Interview: Erramon Aboitiz

How can the Philippines further progress towards its stated aspiration of self-sufficiency in energy?

ERRAMON ABOITIZ: The Philippines must take advantage of its resources, both traditional and renewable. Encouraging additional exploration in hydrocarbons resources, including gas and coal, will help achieve this objective. There is currently a lack of information available on reserves and potential, but by incentivising further exploration the country can facilitate future development and hopefully cut down on fuel imports.

We must also effectively utilise the country’s renewable energy potential, keeping in mind the costs. The exploitation of renewable energies should focus on the low-hanging fruits such as hydro and geothermal power, for which the price differential – compared with traditional means of power generation – is not as significant. This will mean less reliance on government support and subsidies via feed-in tariffs.

As technology continues to evolve, and as the more feasible hydro and geothermal projects are developed, the country can then examine the potential presented by additional renewables. However, an ongoing concern with renewable energies is that they are mostly intermittent and must be backed up by traditional fuel sources. This means a doubling of capacity – yet another cost that must be taken into account.

Where in the Philippines do you see the most pressing need for investment?

ABOITIZ: Mindanao is in dire straits and desperately needs additional power capacity. Many investors are looking at developing major projects in the region and diversifying the power mix away from pure hydro, which would improve energy security. The reason why private sector investment in Mindanao has been delayed is because the grid has not yet been privatised, and investors are wary of competing with a government that continues to subsidise prices. This serves to highlight the need for a level playing field to support the competitive landscape and thus private investment.

How can energy prices be made more affordable in the country and more competitive in the region?

ABOITIZ: Since 2001 and the inception of the Electric Power Industry Reform Act, the last 10 years have seen 70% of national capacity privatised. Many critics have noted that prices have risen since privatisation, but if you take into account that the industry is no longer heavily subsidised by the government, prices have actually decreased. Rather than subsidise energy prices – simply a hidden cost – the government can utilise its funds and divert attention to socio-economic developmental needs like infrastructure, health and education.

The country is witnessing many domestic companies that were previously uninvolved in the power sector now looking to invest. The open market and competitive landscape seems to be working, and supply and demand will support the growth of the sector. This will be further aided by the open access initiative that allows industries to directly negotiate with producers and, if possible, make prices more competitive.

As long as the industry remains attractive to investment, the private sector will continue to invest in power generation. This will increase competition, which is the most effective method to bring down prices. The more competition that can be cultivated in the market, the better pricing will become.

In what ways can the Philippines encourage further investment in the energy sector?

ABOITIZ: The current administration has adopted a long-term energy policy, which has been absent from the country in the past.
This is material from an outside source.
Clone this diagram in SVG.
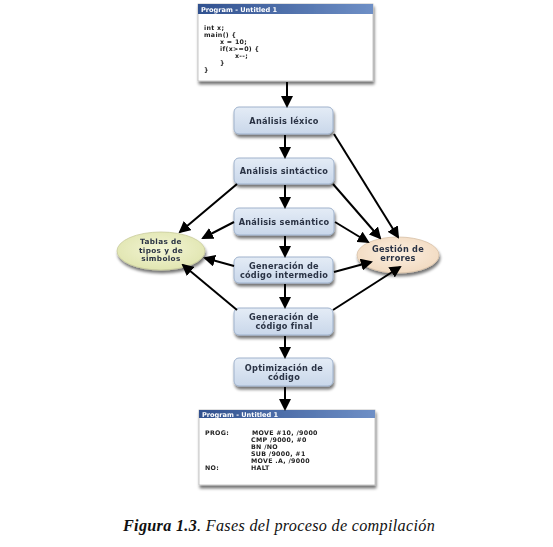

This will encourage domestic investment as it allows industry players to better plan their own initiatives and projects. Also, the push towards transparency and a level playing field is essential to attract foreign investors, as they need to see stable policies in place. As long as the sector remains attractive, they will invest. The government been addressing some of the issues from past years, and this will hopefully unlock the sector for additional investment in the future.